Evaluate the theory prediction for this cluster recipe.

Evaluate the theoretical prediction for the observable in the provided bin using the Murata 2019 binned mass-richness relation and assuming perfectly measured redshifts.

Parameters:

• cluster_theory (ClusterAbundance) –

• this_bin (NDimensionalBin) –

• sky_area (float) –

• average_on (None | ClusterProperty) –

Return type:

float

get_function_to_integrate(prediction)

Returns a callable function that can be evaluated by an integrator.

This function is responsible for mapping arguments from the numerical integrator to the arguments of the theoretical prediction function.

Parameters:

prediction (Callable[[ndarray[Any, dtype[float64]], ndarray[Any, dtype[float64]], tuple[float, float], float], ndarray[Any, dtype[float64]]]) –

Return type:

Callable[[ndarray[Any, dtype[TypeVar(_ScalarType_co, bound= generic, covariant=True)]], ndarray[Any, dtype[TypeVar(_ScalarType_co, bound= generic, covariant=True)]]], ndarray[Any, dtype[TypeVar(_ScalarType_co, bound= generic, covariant=True)]]]

get_theory_prediction(cluster_theory, average_on=None)

Get a callable that evaluates a cluster theory prediction.

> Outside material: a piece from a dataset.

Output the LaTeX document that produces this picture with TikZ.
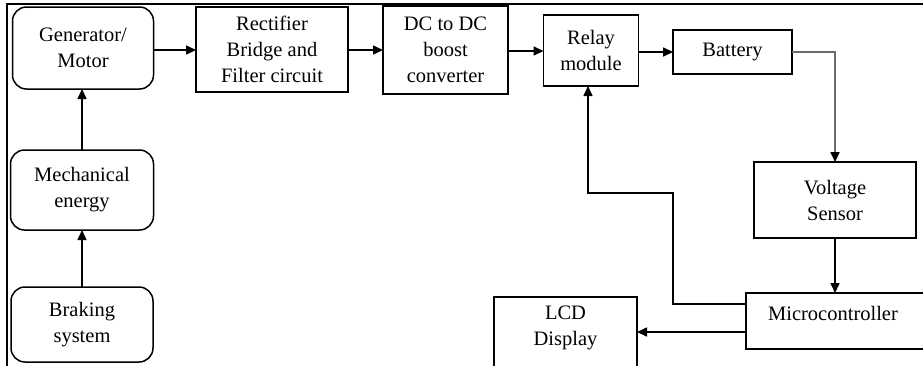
\documentclass[tikz,border=0pt]{standalone}
\usepackage{fontspec}
\setmainfont{Liberation Serif}
\usetikzlibrary{arrows.meta}
\begin{document}
\begin{tikzpicture}[x=1pt,y=-1pt,
  txt/.style={inner sep=0pt, outer sep=0pt, align=center, font=\fontsize{20.5}{26}\selectfont},
  blk/.style={txt, draw, line width=1.5pt},
  rblk/.style={blk, rounded corners=14pt},
  tip/.style={-{Triangle[length=10pt,width=9pt,color=black]}},
  arr/.style={line width=1.6pt, tip},
  frameline/.style={line width=2.2pt},
]
\useasboundingbox (0,0) rectangle (923,365);
% frame
\draw[frameline] (7,380) -- (7,4) -- (940,4);
% blocks
\node[rblk, minimum width=141pt, minimum height=82pt] (gen) at (83,48) {Generator/\\Motor};
\node[blk, minimum width=152pt, minimum height=85pt] (rect) at (272,49.5) {Rectifier\\Bridge and\\Filter circuit};
\node[blk, minimum width=125pt, minimum height=88pt] (dc) at (445.5,50) {DC to DC\\boost\\converter};
\node[blk, minimum width=95pt, minimum height=71pt] (relay) at (591,50.5) {Relay\\module};
\node[blk, minimum width=119pt, minimum height=44pt] (bat) at (732.5,52) {Battery};
\node[blk, minimum width=162pt, minimum height=76pt] (volt) at (835,200) {Voltage\\Sensor};
\node[blk, minimum width=180pt, minimum height=56pt] (micro) at (836,321) {};
\node[txt] (microtext) at (833,313) {Microcontroller};
\node[blk, minimum width=143pt, minimum height=90pt] (lcd) at (565.5,342) {};
\node[txt] (lcdtext) at (565.5,328) {LCD\\Display};
\node[rblk, minimum width=143pt, minimum height=80pt] (mech) at (82,190) {Mechanical\\energy};
\node[rblk, minimum width=142pt, minimum height=75pt] (brake) at (82,324.5) {Braking\\system};
\coordinate (fbA) at (673,193);
% connectors
\draw[arr] (brake.north) -- (brake.north |- mech.south);
\draw[arr] (mech.north) -- (mech.north |- gen.south);
\draw[arr] ([yshift=-2pt]gen.east) -- ([yshift=-2pt]gen.east -| rect.west);
\draw[arr] ([yshift=-0.5pt]rect.east) -- ([yshift=-0.5pt]rect.east -| dc.west);
\draw[arr] ([yshift=-1pt]dc.east) -- ([yshift=-1pt]dc.east -| relay.west);
\draw[arr] ([yshift=-1.5pt]relay.east) -- ([yshift=-1.5pt]relay.east -| bat.west);
\draw[line width=2.2pt, black!58, tip] (bat.east) -| (volt.north);
\draw[arr] (volt.south) -- (volt.south |- micro.north);
\draw[arr] ([yshift=17pt]micro.west) -| (fbA) -| ([xshift=-3pt]relay.south);
\draw[arr] ([yshift=-11pt]micro.west) -- ([yshift=-11pt]micro.west -| lcd.east);
\end{tikzpicture}
\end{document}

Returns a callable function that accepts mass, redshift, mass proxy limits, and the sky area of your survey and returns the theoretical prediction for the expected number of clusters.

Parameters:

• cluster_theory (ClusterAbundance) –

• average_on (None | ClusterProperty) –

Return type:

Callable[[ndarray[Any, dtype[float64]], ndarray[Any, dtype[float64]], tuple[float, float], float], ndarray[Any, dtype[float64]]]